The Semi-Colon Life

Untitled designI saw this sign in a shop in Duck, North Carolina, and I loved it.

For one thing, the semi-colon is my favorite punctuation mark. It’s more than a comma, but not quite a period; honestly, I think it offers the best of both worlds. The semi-colon lets a writer coordinate two independent sentences that could stand alone, but are just better when paired. Think of it as the grammatical equivalent of wine and cheese.

And what a terrific message:  My story isn’t over yet.

I don’t know how the Apostle Paul felt about semi-colons, but if he were on my Christmas list, I’d be getting him one of these signs. I just finished re-reading about his life in Acts, and if ever anyone had a two-part story, it was this guy. Part One had Paul trying to destroy the early church, going house-to-house and dragging out Christians – men and women (!!) – to be beaten and thrown into prison; in Part Two, we find him tromping all over the place, building that same church through personal visits and powerful letters, and proclaiming the good news about Jesus from his own jail cell! Hooray for the semi-colon!

I don’t know about you, but if I had been in Paul’s shoes (and given his fondness for athletic metaphors, maybe I should say cleats), I think I would have benched myself, once I realized how awful I had been. Sure, I would have wanted to be on God’s team, but given my past “mistakes” (things like stoning people who talked about God’s goodness), I might have tried to live life in the shadows, leaving the contest to the “varsity” Christians who didn’t seem to be such big screw-ups.

But not Paul! He knew what he had done was bad (horrific, even) but he wasn’t gonna let his past influence his present or his future. He understood God’s grace. He received it. He knew his story wasn’t over yet – and that changed everything.

How many of us really believe that? How many of us really believe the message of grace: that, thanks to Christ’s triumph on the cross, nothing that we’ve ever said or done or even thought has the power to disqualify us for a spot on God’s team? His varsity team? How many of us can say, as Paul did in Philippians 3, “Forgetting what is behind and staining toward what is ahead, I press on toward the goal to win the prize for which God has called me heavenward in Christ Jesus”?

I checked a few commentaries, and the word “forgetting” doesn’t mean that Paul had some sort of convenient amnesia, or that he just blocked out all the yucky stuff he had done. Instead, the idea is that these things no longer shaped or defined Paul. They couldn’t rob him of his salvation or his fitness for service; instead, Paul knew that God could (and would!) work in and through all of these failings to bring about good in his life and in the lives of others (and, although he couldn’t have known it at the time, in the lives of billions more people who would one day read his story).

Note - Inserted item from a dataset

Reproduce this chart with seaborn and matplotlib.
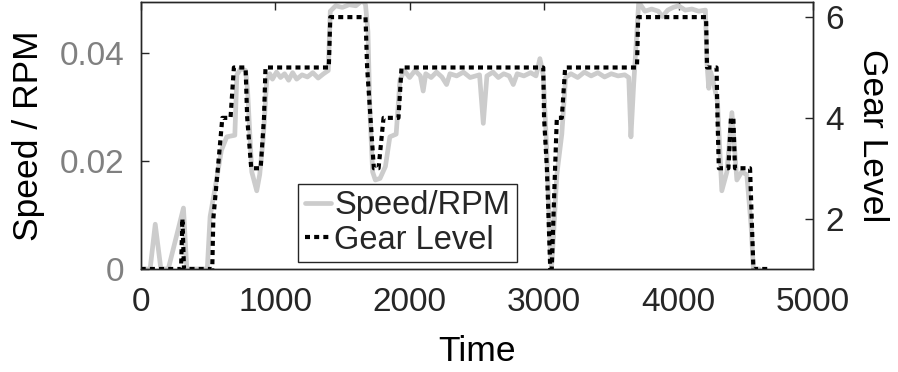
import matplotlib
matplotlib.use("Agg")
import matplotlib.pyplot as plt
import seaborn as sns
import pandas as pd
from matplotlib.lines import Line2D

# ---------------- data ----------------
speed_time = [0, 70, 108, 150, 205, 318, 343, 495, 516, 560, 600, 640, 700, 715, 745, 780,
              795, 826, 863, 885, 912, 937, 960, 980, 1010, 1040, 1070, 1100, 1130, 1160,
              1200, 1240, 1280, 1320, 1360, 1395, 1410, 1450, 1500, 1550, 1600, 1650, 1672,
              1690, 1705, 1725, 1745, 1780, 1820, 1853, 1900, 1928, 1960, 2000, 2040, 2080,
              2101, 2120, 2160, 2200, 2240, 2275, 2300, 2350, 2400, 2450, 2520, 2548, 2575,
              2620, 2660, 2700, 2740, 2771, 2800, 2850, 2900, 2940, 2969, 2994, 3020, 3045,
              3055, 3070, 3095, 3132, 3160, 3200, 3250, 3300, 3350, 3400, 3450, 3500, 3550,
              3600, 3630, 3646, 3666, 3704, 3750, 3800, 3850, 3880, 3920, 3960, 4000, 4050,
              4100, 4150, 4200, 4212, 4225, 4240, 4265, 4290, 4322, 4360, 4397, 4434, 4470,
              4508, 4540, 4557, 4600]
speed_rpm = [0, 0, 0.0083, 0, 0, 0.0113, 0, 0, 0.0097, 0.016, 0.022, 0.0245, 0.0248, 0.036,
             0.0372, 0.0368, 0.033, 0.018, 0.0145, 0.0175, 0.0245, 0.035, 0.0362, 0.0352,
             0.0365, 0.0355, 0.0362, 0.035, 0.0364, 0.0352, 0.036, 0.0356, 0.0364, 0.0354,
             0.0362, 0.0368, 0.0478, 0.0488, 0.0485, 0.049, 0.0488, 0.0498, 0.049, 0.044,
             0.029, 0.018, 0.0165, 0.0168, 0.019, 0.0245, 0.025, 0.035, 0.0368, 0.0355,
             0.0368, 0.0358, 0.033, 0.0362, 0.0355, 0.0365, 0.0356, 0.0342, 0.0362, 0.0358,
             0.0365, 0.0355, 0.036, 0.027, 0.0358, 0.0365, 0.0355, 0.0362, 0.0358, 0.0342,
             0.0362, 0.0358, 0.0364, 0.0358, 0.039, 0.036, 0.022, 0.004, 0, 0.006, 0.0175,
             0.025, 0.0355, 0.0362, 0.0355, 0.0365, 0.0358, 0.0364, 0.0356, 0.0362, 0.0358,
             0.036, 0.0355, 0.0245, 0.034, 0.0495, 0.0478, 0.0482, 0.0478, 0.0468, 0.048,
             0.0485, 0.0488, 0.048, 0.0482, 0.0478, 0.048, 0.038, 0.0335, 0.0365, 0.034,
             0.031, 0.0145, 0.018, 0.029, 0.0165, 0.018, 0.0175, 0.008, 0, 0]

gear_time = [0, 300, 310, 322, 532, 540, 574, 607, 668, 693, 780, 792, 822, 892, 917, 928,
             1399, 1410, 1672, 1684, 1709, 1734, 1769, 1806, 1917, 1940, 2994, 3000, 3021,
             3046, 3057, 3082, 3095, 3132, 3157, 3691, 3700, 4205, 4212, 4283, 4290, 4300,
             4371, 4390, 4408, 4420, 4532, 4557, 4668]
gear_level = [1, 1, 2, 1, 1, 2, 3, 4, 4, 5, 5, 4, 3, 3, 4, 5,
              5, 6, 6, 5, 4, 3, 3, 4, 4, 5, 5, 4, 3,
              1, 1, 3, 4, 4, 5, 5, 6, 6, 5, 5, 4, 3,
              3, 4, 4, 3, 3, 1, 1]

x_ticks = [0, 1000, 2000, 3000, 4000, 5000]
left_ticks = [0, 0.02, 0.04]
left_tick_labels = ["0", "0.02", "0.04"]
right_ticks = [2, 4, 6]

speed_df = pd.DataFrame({"Time": speed_time, "Speed": speed_rpm})
gear_df = pd.DataFrame({"Time": gear_time, "Gear": gear_level})

# ---------------- style ----------------
sns.set_style("white")
plt.rcParams["font.family"] = ["Liberation Sans", "DejaVu Sans"]
plt.rcParams["axes.linewidth"] = 1.0

fig = plt.figure(figsize=(8.98, 3.72), dpi=100)
ax = fig.add_axes([0.1567, 0.2769, 0.7486, 0.7177])
ax2 = ax.twinx()

sns.lineplot(data=speed_df, x="Time", y="Speed", ax=ax, color="#cccccc", linewidth=3.4,
             estimator=None, sort=False, legend=False)
sns.lineplot(data=gear_df, x="Time", y="Gear", ax=ax2, color="black", linewidth=3.0,
             estimator=None, sort=False, legend=False)
for ln in ax.get_lines():
    ln.set_solid_joinstyle("round")
for ln in ax2.get_lines():
    ln.set_linestyle((0, (1.2, 1.0)))
    ln.set_dash_capstyle("butt")

ax.set_xlim(0, 5000)
ax.set_ylim(0, 0.0495)
ax2.set_ylim(1, 6.3)

ax.set_xticks(x_ticks)
ax.set_xticklabels([str(v) for v in x_ticks])
ax.set_yticks(left_ticks)
ax.set_yticklabels(left_tick_labels)
ax2.set_yticks(right_ticks)
ax2.set_yticklabels([str(v) for v in right_ticks])

spine_c = "#262626"
for a in (ax, ax2):
    for s in a.spines.values():
        s.set_color(spine_c)
        s.set_linewidth(1.0)

ax.tick_params(axis="x", direction="in", length=6, width=1, colors=spine_c,
               labelsize=24, pad=13, top=True, labelcolor="#262626")
ax.tick_params(axis="y", direction="in", length=6, width=1, color=spine_c,
               labelsize=24, pad=12, labelcolor="#808080", left=True)
ax2.tick_params(axis="y", direction="in", length=6, width=1, color=spine_c,
                labelsize=24, pad=9, labelcolor="#262626", right=True)

ax.set_xlabel("Time", fontsize=25.5, color="black", labelpad=12)
ax.set_ylabel("Speed / RPM", fontsize=25.5, color="black", labelpad=10)
ax2.set_ylabel("Gear Level", fontsize=25.5, color="black", rotation=270, labelpad=32)

handles = [Line2D([], [], color="#cccccc", linewidth=3.4),
           Line2D([], [], color="black", linewidth=3.0, linestyle=(0, (1.2, 1.0)),
                  dash_capstyle="butt")]
leg = ax2.legend(handles, ["Speed/RPM", "Gear Level"], loc="lower right",
                 bbox_to_anchor=(0.559, 0.026), fontsize=23.5, frameon=True, fancybox=False,
                 framealpha=1.0, edgecolor="#262626", handlelength=0.8, handletextpad=0.1,
                 borderpad=0.2, labelspacing=0.1, borderaxespad=0.0)
leg.get_frame().set_linewidth(1.0)

fig.savefig("out.png", dpi=100)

If you have a past (and who doesn’t?), don’t let it steal your purpose or your joy. Don’t believe the lie that says, “You stink; how could God ever use or love someone like you?” Instead, take hold of the truth: You do stink (as Tim Keller puts it, we are all “more wicked than we ever dared believe”), but in Christ, you are (Keller again) “more loved and accepted” than you ever dared hope! Like Paul, you really can “forget what is behind” and “press on toward the goal,” because God adores you – and he is still writing your story.

And by the same token, if you’re praying for a friend or loved one whose life seems to have gone off the rails, remember that their story isn’t over yet. As one sweet mama said when I asked her how her teenaged daughter was doing, “Well, she’s still working on her testimony.” This gal understood the real life application of verses like Romans 8:28; she knew that, in God’s hands, all of the stuff to the left of the semi-colon would one day be used on the right – and that the sentence, once completed, would be glorious.